What Does a Conductor Do
A conductor is someone who stands in front of an ensemble of musicians. The conductor is primarily responsible for providing feedback and instruction to musicians on how to improve their collective performance.
Musicians produce music with some degree of precision. 5th graders make a substantial number of mistakes, even while playing very simple pieces. With years of training, musicians can make fewer mistakes while playing increasingly complex pieces. Professional musicians make very few mistakes, and can successfully perform the most complex pieces composers can come up with.
Conductors communicate to musicians with natural language with the hope of improving their output. “Please remember this entrance for the suspended cymbal at measure 14, remember that we are accelerating the tempo at measure 125, measure 230 is the climax of the piece”.
Conductors also often are the ones responsible for choosing which pieces the ensemble will play. Conductors of professional musicians have their choice of essentially any interesting piece, regardless of the difficulty, because the individual performers are so skilled. Conductors of amateurs and beginners, less so. Asking 5th graders to play Shostakovich would be catastrophic. Asking them to play a simple arrangement of the Star Wars theme is tractable.
What Does a Prompt Engineer Do
A prompt engineer asks AI models to complete tasks. AI models are prone to making mistakes. A prompt engineer’s job is to find ways to ask AI models for output in a way that minimizes the mistakes they make. A prompt engineer tries to find tasks that are tractable for an AI model to complete. That’s it, that’s the analogy!
The models we have today are more talented at white collar work than a 5th grader is at playing the trombone. The fact that a model can play the intellectual equivalent of the Star Wars theme song with very little prompting is basically magic (not sarcasm).

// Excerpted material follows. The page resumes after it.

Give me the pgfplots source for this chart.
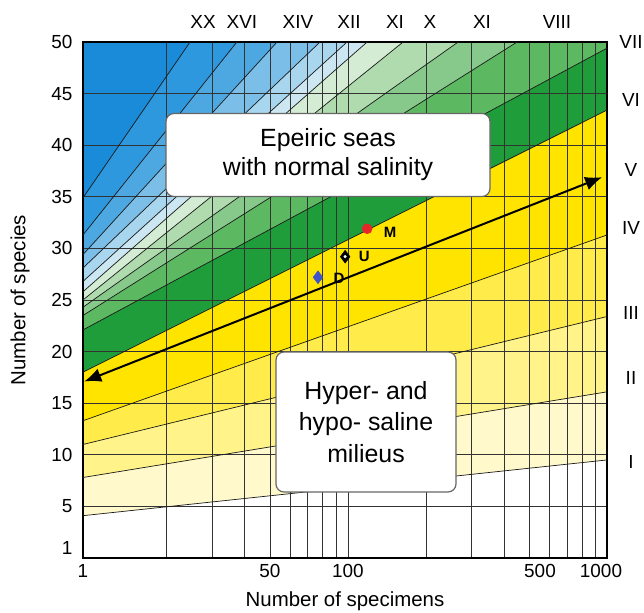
\documentclass[border=0pt]{standalone}
\usepackage{fontspec}
\setmainfont{Liberation Sans}
\usepackage{pgfplots}
\pgfplotsset{compat=1.18}
\usetikzlibrary{arrows.meta}
\definecolor{cI}{HTML}{FFF9CC}
\definecolor{cII}{HTML}{FFF38A}
\definecolor{cIII}{HTML}{FFEC4A}
\definecolor{cIV}{HTML}{FFE400}
\definecolor{cV}{HTML}{1E9D3A}
\definecolor{cVI}{HTML}{5DB862}
\definecolor{cL7}{HTML}{86C98A}
\definecolor{cL8}{HTML}{AFDBAE}
\definecolor{cL9}{HTML}{D4ECD4}
\definecolor{cL10}{HTML}{CCE7F2}
\definecolor{cL11}{HTML}{A9D6EF}
\definecolor{cL12}{HTML}{7BBFE9}
\definecolor{cL13}{HTML}{4DA8E2}
\definecolor{cL14}{HTML}{2D98DD}
\definecolor{cL15}{HTML}{1A8BD8}
\definecolor{mred}{HTML}{E8262A}
\definecolor{mblue}{HTML}{3D55C8}
\begin{document}
\begin{tikzpicture}
\begin{axis}[name=ax, set layers, scale only axis, width=524bp, height=516bp,
 xmode=log, xmin=9.5, xmax=1000, ymin=0, ymax=50,
 xtick={9.5,50,100,500,1000}, xticklabels={1,50,100,\hspace*{22bp}500,1000\hspace*{12bp}},
 minor xtick={20,30,40,60,70,80,90,200,300,400,600,700,800,900},
 ytick={5,10,...,50}, extra y ticks={1}, extra y tick style={grid=none},
 grid=both, major grid style={black!80, line width=0.6bp}, minor grid style={black!80, line width=0.6bp},
 major tick length=0, minor tick length=0,
 tick label style={font=\fontsize{19}{19}\selectfont},
 /pgf/number format/assume math mode=true,
 xticklabel style={yshift=-3bp},
 yticklabel style={xshift=-7bp},
 xlabel={Number of specimens}, ylabel={Number of species},
 label style={font=\fontsize{20.5}{20.5}\selectfont},
 xlabel style={at={(axis description cs:0.5,-0.083)}, anchor=center},
 ylabel style={at={(axis description cs:-0.12,0.5)}, anchor=center},
 axis line style={line width=1.2bp},
 clip=false,
]
% filled bands (area above each line)
\addplot[on layer=axis background, fill=cI, draw=none] coordinates {(9.5,4.1) (1000,9.5) (1000,50) (9.5,50)} -- cycle;
\addplot[on layer=axis background, fill=cII, draw=none] coordinates {(9.5,7.8) (1000,16.1) (1000,50) (9.5,50)} -- cycle;
\addplot[on layer=axis background, fill=cIII, draw=none] coordinates {(9.5,11.0) (1000,23.4) (1000,50) (9.5,50)} -- cycle;
\addplot[on layer=axis background, fill=cIV, draw=none] coordinates {(9.5,13.3) (1000,31.3) (1000,50) (9.5,50)} -- cycle;
\addplot[on layer=axis background, fill=cV, draw=none] coordinates {(9.5,18.0) (1000,43.4) (1000,50) (9.5,50)} -- cycle;
\addplot[on layer=axis background, fill=cVI, draw=none] coordinates {(9.5,22.1) (1000,49.4) (1000,50) (9.5,50)} -- cycle;
\addplot[on layer=axis background, fill=cL7, draw=none] coordinates {(9.5,23.5) (450,50) (9.5,50)} -- cycle;
\addplot[on layer=axis background, fill=cL8, draw=none] coordinates {(9.5,24.3) (266.5,50) (9.5,50)} -- cycle;
\addplot[on layer=axis background, fill=cL9, draw=none] coordinates {(9.5,25.0) (163.4,50) (9.5,50)} -- cycle;
\addplot[on layer=axis background, fill=cL10, draw=none] coordinates {(9.5,25.8) (118.7,50) (9.5,50)} -- cycle;
\addplot[on layer=axis background, fill=cL11, draw=none] coordinates {(9.5,26.8) (99.3,50) (9.5,50)} -- cycle;
\addplot[on layer=axis background, fill=cL12, draw=none] coordinates {(9.5,28.1) (78.1,50) (9.5,50)} -- cycle;
\addplot[on layer=axis background, fill=cL13, draw=none] coordinates {(9.5,29.4) (53.3,50) (9.5,50)} -- cycle;
\addplot[on layer=axis background, fill=cL14, draw=none] coordinates {(9.5,31.3) (37.3,50) (9.5,50)} -- cycle;
\addplot[on layer=axis background, fill=cL15, draw=none] coordinates {(9.5,34.9) (24.6,50) (9.5,50)} -- cycle;
% contour lines
\addplot[black!90, line width=0.7bp] coordinates {(9.5,4.1) (1000,9.5)};
\addplot[black!90, line width=0.7bp] coordinates {(9.5,7.8) (1000,16.1)};
\addplot[black!90, line width=0.7bp] coordinates {(9.5,11.0) (1000,23.4)};
\addplot[black!90, line width=0.7bp] coordinates {(9.5,13.3) (1000,31.3)};
\addplot[black!90, line width=0.7bp] coordinates {(9.5,18.0) (1000,43.4)};
\addplot[black!90, line width=0.7bp] coordinates {(9.5,22.1) (1000,49.4)};
\addplot[black!90, line width=0.7bp] coordinates {(9.5,23.5) (450,50)};
\addplot[black!90, line width=0.7bp] coordinates {(9.5,24.3) (266.5,50)};
\addplot[black!90, line width=0.7bp] coordinates {(9.5,25.0) (163.4,50)};
\addplot[black!90, line width=0.7bp] coordinates {(9.5,25.8) (118.7,50)};
\addplot[black!90, line width=0.7bp] coordinates {(9.5,26.8) (99.3,50)};
\addplot[black!90, line width=0.7bp] coordinates {(9.5,28.1) (78.1,50)};
\addplot[black!90, line width=0.7bp] coordinates {(9.5,29.4) (53.3,50)};
\addplot[black!90, line width=0.7bp] coordinates {(9.5,31.3) (37.3,50)};
\addplot[black!90, line width=0.7bp] coordinates {(9.5,34.9) (24.6,50)};
% arrow
\addplot[black, line width=2bp, arrows={Latex[length=17bp,width=14bp]-Latex[length=17bp,width=14bp]}] coordinates {(9.6,17.1) (958,36.9)};
% samples
\addplot[only marks, mark=*, mark size=5bp, color=mred] coordinates {(118.7,31.9)};
\addplot[only marks, mark=diamond*, mark size=6.5bp, color=black] coordinates {(97.6,29.2)};
\addplot[only marks, mark=*, mark size=1.3bp, color=white] coordinates {(97.6,29.2)};
\addplot[only marks, mark=diamond*, mark size=6.5bp, color=mblue] coordinates {(76.7,27.2)};
\node[font=\bfseries\fontsize{15}{15}\selectfont] at (axis cs:118.7,31.9) [xshift=23bp, yshift=-4bp] {M};
\node[font=\bfseries\fontsize{15}{15}\selectfont] at (axis cs:97.6,29.2) [xshift=19bp] {U};
\node[font=\bfseries\fontsize{15}{15}\selectfont] at (axis cs:76.7,27.2) [xshift=21bp, yshift=-1bp] {D};
\end{axis}
% text boxes
\node[draw=black!60, line width=1.2bp, rounded corners=8bp, fill=white, minimum width=324bp, minimum height=83bp, align=center, font=\fontsize{25}{29}\selectfont] at ([shift={(245bp,403bp)}]ax.south west) {Epeiric seas\\with normal salinity};
\node[draw=black!60, line width=1.2bp, rounded corners=8bp, fill=white, minimum width=180bp, minimum height=140bp, align=center, font=\fontsize{25}{32}\selectfont] at ([shift={(283bp,136bp)}]ax.south west) {Hyper- and\\hypo- saline\\milieus};
% roman numerals
\begin{scope}[every node/.style={font=\fontsize{19}{19}\selectfont}]
\node at ([shift={(120bp,536bp)}]ax.south west) {XX};
\node at ([shift={(159bp,536bp)}]ax.south west) {XVI};
\node at ([shift={(215bp,536bp)}]ax.south west) {XIV};
\node at ([shift={(266bp,536bp)}]ax.south west) {XII};
\node at ([shift={(312bp,536bp)}]ax.south west) {XI};
\node at ([shift={(347bp,536bp)}]ax.south west) {X};
\node at ([shift={(399bp,536bp)}]ax.south west) {XI};
\node at ([shift={(474bp,536bp)}]ax.south west) {VIII};
\node at ([shift={(548bp,516bp)}]ax.south west) {VII};
\node at ([shift={(548bp,458bp)}]ax.south west) {VI};
\node at ([shift={(548bp,388bp)}]ax.south west) {V};
\node at ([shift={(548bp,330bp)}]ax.south west) {IV};
\node at ([shift={(548bp,245bp)}]ax.south west) {III};
\node at ([shift={(548bp,180bp)}]ax.south west) {II};
\node at ([shift={(548bp,96bp)}]ax.south west) {I};
\end{scope}
\pgfresetboundingbox
\path[use as bounding box] ([shift={(-83bp,-55bp)}]ax.south west) rectangle ([shift={(37bp,42bp)}]ax.north east);
\end{tikzpicture}
\end{document}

In some specific domains, well prompted AI models can produce truly impressive output.
The problem is, to automate white collar work (as is frequently touted as a goal of AI companies), we need AI models to be able to perform the intellectual equivalent of Shostakovich in a wide variety of areas. By my rough estimation, today’s AI models are about as talented and mistake prone as a high schooler, maybe a decent college player. High school and college players can make catastrophic errors while playing music, and it doesn’t take a very difficult piece to break them.
Where the Analogy Breaks
If high schoolers completely botch their playing of a symphony, their parents will still clap.
If a prompt engineer “vibe coding” an app introduces a critical security error, real people’s data will be compromised. If a prompt engineer creates an AI therapist that doesn’t properly detect signs of mental illness, a patient can end up in a psychiatric hospital. You get the point.
Maybe the models will get good! Maybe everything will be fine. There are some truly brilliant people working on this problem, and I wouldn’t be shocked if they improved the models drastically, faster than a fifth grader becomes a member of the New York Philharmonic. But if they don’t, maybe this whole AI thing won’t have as much impact as we’ve been led to believe.